Rayuela es parte de la trilogía lúdica de Cortázar, junto con 64, modelo para armar (1968) y Libro de Manuel (1973). Las tres obras son, como se dice en la segunda, “modelos para armar” –término tomado de los juguetes de la época–, libros-artefacto o juegos, textos que persiguen la reunificación perdida entre la palabra y la existencia, la imaginación y/o la vida.

Desde su aparición, en 1963, Rayuela ha tenido tres momentos de lectura o de recepción literaria. Al principio se leyó como un objeto de culto, para iniciados, en un periodo en que todos los lectores de literatura latinoamericana se sentían iniciados. Posteriormente, cuando su autor se comprometió con Cuba y luego con Nicaragua, y por diferentes motivos la novela del boom perdió el estadio de gracia en que vivió desde la década de 1950, se leyó como un texto difícil, escrito para especialistas.

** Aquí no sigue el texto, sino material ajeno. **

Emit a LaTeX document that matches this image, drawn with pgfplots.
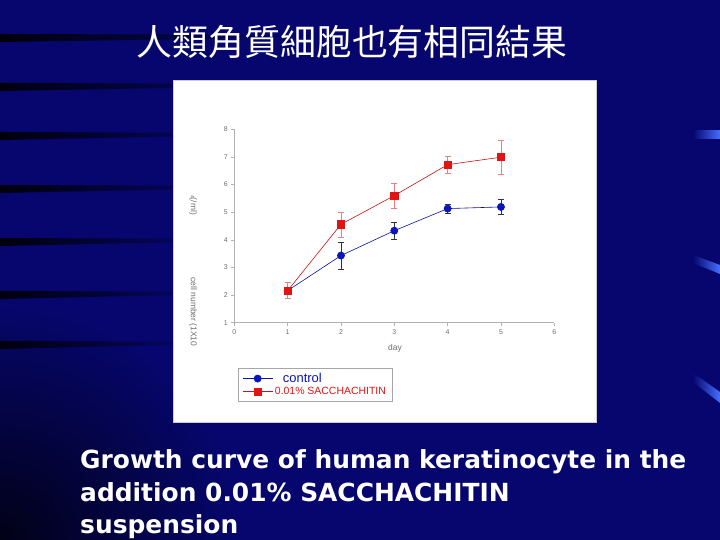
\documentclass[border=0pt]{standalone}
\usepackage{pgfplots}
\pgfplotsset{compat=1.18}
\usepackage{fontspec}
\setmainfont{Liberation Sans}
\newfontfamily\cjk{Noto Sans CJK TC}
\newfontfamily\capfont{DejaVu Sans}

\definecolor{slidebg}{RGB}{6,6,110}
\definecolor{ctrlblue}{RGB}{12,20,190}
\definecolor{sacred}{RGB}{225,20,20}
\definecolor{markblue}{RGB}{70,110,255}
\definecolor{tickgray}{RGB}{110,110,110}

\begin{document}
\begin{tikzpicture}[x=1bp,y=1bp]
\clip (0,0) rectangle (720,540);
% slide background
\fill[slidebg] (0,0) rectangle (720,540);
\shade[inner color=black!80!slidebg, outer color=slidebg] (0,0) circle (240);
% dark streaks on the left
\foreach \yy/\len in {502/330, 453/280, 404/250, 351/240, 298/230, 245/220, 195/210} {
  \shade[left color=black!90!slidebg, right color=slidebg]
    (0,\yy-4) -- (\len,\yy+1) -- (\len,\yy+3) -- (0,\yy+4) -- cycle;
}
% light blue marks on the right
\shade[left color=slidebg, right color=markblue] (693,401) rectangle (720,409);
\shade[left color=slidebg, right color=markblue] (693,285) -- (720,275) -- (720,266) -- (693,277) -- cycle;
\shade[left color=slidebg, right color=markblue] (693,167) -- (720,148) -- (720,137) -- (693,158) -- cycle;

% title
\node[text=white, font=\cjk\fontsize{36}{36}\selectfont] at (352,498) {人類角質細胞也有相同結果};

% white panel
\fill[white] (173,118) rectangle (596,460);
\draw[gray!40, line width=0.8bp] (173,118) rectangle (596,460);

\begin{axis}[
    at={(234.3bp,217.3bp)}, anchor=south west,
    scale only axis, width=320bp, height=193.4bp,
    axis lines=left,
    axis line style={-, draw=gray!60, line width=0.6bp},
    xmin=0, xmax=6, ymin=1, ymax=8,
    xtick={0,...,6}, ytick={1,...,8},
    tick style={draw=gray!60, line width=0.5bp},
    tick align=outside, major tick length=3bp,
    ticklabel style={font=\fontsize{7}{7}\selectfont, text=tickgray},
    /pgf/number format/assume math mode=true,
    xlabel={day},
    xlabel style={at={(axis description cs:0.502,-0.13)}, anchor=center,
                  font=\fontsize{8.5}{8.5}\selectfont, text=tickgray},
    legend style={at={(axis description cs:0.012,-0.234)}, anchor=north west,
                  draw=gray!70, fill=white, inner xsep=4bp, inner ysep=3bp,
                  row sep=-1bp},
    legend cell align=left,
    legend image code/.code={\draw[mark repeat=2,mark phase=2]
        plot coordinates {(0bp,0bp) (15bp,0bp) (30bp,0bp)};},
]
\addplot[ctrlblue!85!black, line width=0.6bp, mark=*, mark size=3.6bp,
         mark options={fill=ctrlblue, draw=ctrlblue},
         error bars/.cd, y dir=both, y explicit,
         error bar style={draw=gray!40!black, line width=0.6bp},
         error mark options={rotate=90, mark size=3bp, draw=gray!40!black}]
coordinates {
    (1,2.16) +- (0,0.08)
    (2,3.43) +- (0,0.50)
    (3,4.33) +- (0,0.30)
    (4,5.13) +- (0,0.15)
    (5,5.19) +- (0,0.28)
};
\addlegendentry{\textcolor{ctrlblue}{\fontsize{13}{13}\selectfont\hspace{8bp}control}}
\addplot[sacred!90!black, line width=0.6bp, mark=square*, mark size=3.6bp,
         mark options={fill=sacred, draw=sacred},
         error bars/.cd, y dir=both, y explicit,
         error bar style={draw=sacred!55, line width=0.6bp},
         error mark options={rotate=90, mark size=3bp, draw=sacred!55}]
coordinates {
    (1,2.16) +- (0,0.29)
    (2,4.56) +- (0,0.45)
    (3,5.60) +- (0,0.45)
    (4,6.72) +- (0,0.30)
    (5,6.99) +- (0,0.60)
};
\addlegendentry{\textcolor{sacred}{\fontsize{10.5}{10.5}\selectfont 0.01\% SACCHACHITIN}}
\end{axis}

% y axis label, drawn broken as in the original
\node[rotate=-90, text=tickgray, font=\fontsize{8.5}{8.5}\selectfont] at (193,335) {{\fontsize{5}{5}\selectfont 4}(/ml)};
\node[rotate=-90, text=tickgray, font=\fontsize{8.5}{8.5}\selectfont] at (193,228) {cell number (1X10};

% caption
\begin{scope}[every node/.style={anchor=base west, text=white, inner sep=0pt,
    font=\capfont\bfseries\fontsize{25}{25}\selectfont}]
\node at (80,71) {Growth curve of human keratinocyte in the};
\node at (80,38) {addition 0.01\% SACCHACHITIN};
\node at (80,6) {suspension};
\end{scope}
\end{tikzpicture}
\end{document}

En la actualidad, me atrevo a decir, sus nuevos lectores vuelven a inventar Rayuela desde otros parámetros y la (re)descubren no solo como uno de los grandes textos narrativos de la tradición occidental sino como una maravillosa novela de amor, quizá la mejor de la literatura latinoamericana.

Quien lee Rayuela como ritual de iniciación no puede olvidarla. Tampoco puede olvidar el París de Rayuela ni puede dejar de buscar a La Maga, esté donde esté. ¿Cómo olvidar el capítulo 7 y repetir y seguir repitiendo, a lo largo de la vida, aquellas palabras mágicas? “Toco tu boca, con un dedo toco el borde tu boca, voy dibujándola como si saliera de mi mano, como si por primera vez tu boca se entreabriera…”.